Boys and girls begin to show differences in behavioral problems as young as 5 years old, finds a recent study in Western Australia.1 Sixteen percent to 20 percent of Australian fathers worked 55 or more hours per week, and were more likely to have young sons with a higher level of aggressive behavior, compared with boys whose dads worked fewer hours, said the study.
One possible explanation for these differences in child behavior could be that the absence of the same-gender parent (dad) due to long hours at work has a worse effect on a child (in this case, boy) than the absence of the opposite-gender parent (mom). To explore this possibility, the researchers examined child gender during a critical phase of development, middle childhood. This period before puberty is a time when children solidify their gender identity—when they see themselves as a “girl” or a “boy.”2
The study used data from the Western Australia Pregnancy Cohort (Raine) Study, with a sample of over 1,400 children in heterosexual two-parent families, mostly high income.3 The researchers analyzed the parent-reported (mostly mothers) Child Behavior Checklist, which measures changes in child behavior. They looked at children’s behavior at ages 5, 8, and 10, focusing on two types of behavior—externalizing (acting out, aggressiveness) and internalizing (withdrawing, anxiety).
Researchers looked at the breakdown of father-child interaction by gender: Boys whose fathers worked fewer than 55 hours a week acted out less, compared to boys whose fathers worked longer hours. No such significant difference was found for girls.
“I would expect to see similar results in lower SES [socioeconomic status] families,” said Jianghong Li of the Social Science Research Center in Berlin, one of the study authors. “Possibly, the link between fathers’ long work hours and sons’ behaviors might be even stronger because children from lower SES families may be doubly disadvantaged by a lack of adequate parental time when parents work long hours, [at] low income, and [with the] stress associated with low quality jobs.”

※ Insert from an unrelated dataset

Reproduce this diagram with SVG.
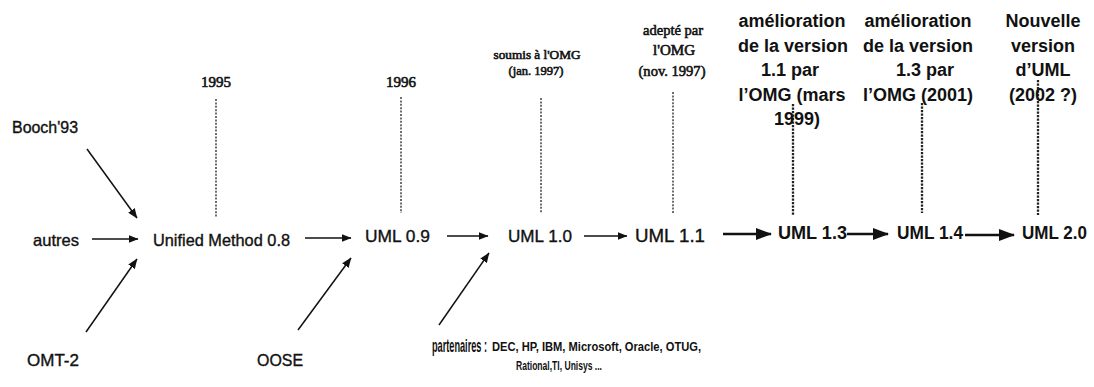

Another possible reason for behavioral problems in boys whose fathers work longer hours: The play time typical in father-son relationships that helps release boys’ high energy levels or aggressive behaviors is missing, suggested Li and her co-authors.
They found no association between mothers’ work hours and child behavior during middle childhood—consistent with prior work of others, including a literature review of work and family research by Suzanne Bianchi of the University of California, Los Angeles, and co-author, Melissa Milkie of the University of Maryland.4
Li believes that the negative effect of fathers’ long work hours could be even stronger for American fathers. “I would expect similar results for American families,” said Li. She thinks that family and social support networks are weaker in the United States than in Australia. Combined with the greater share of U.S. mothers with young children who work outside the home, U.S. fathers’ very long work hours may have even a stronger negative impact on children, in Li’s opinion.
Bianchi and Milkie recommended that contributors to the work-family policy literature look more at the balance between work and family life.5 “The 24-7 economy may be adding to the challenges faced by parents in managing their work and parenting commitments, when jobs require them to work unsociable hours,” Australian researchers said in a press release.6 This study provides further evidence to support equal opportunities for both parents to share parenting and work responsibilities.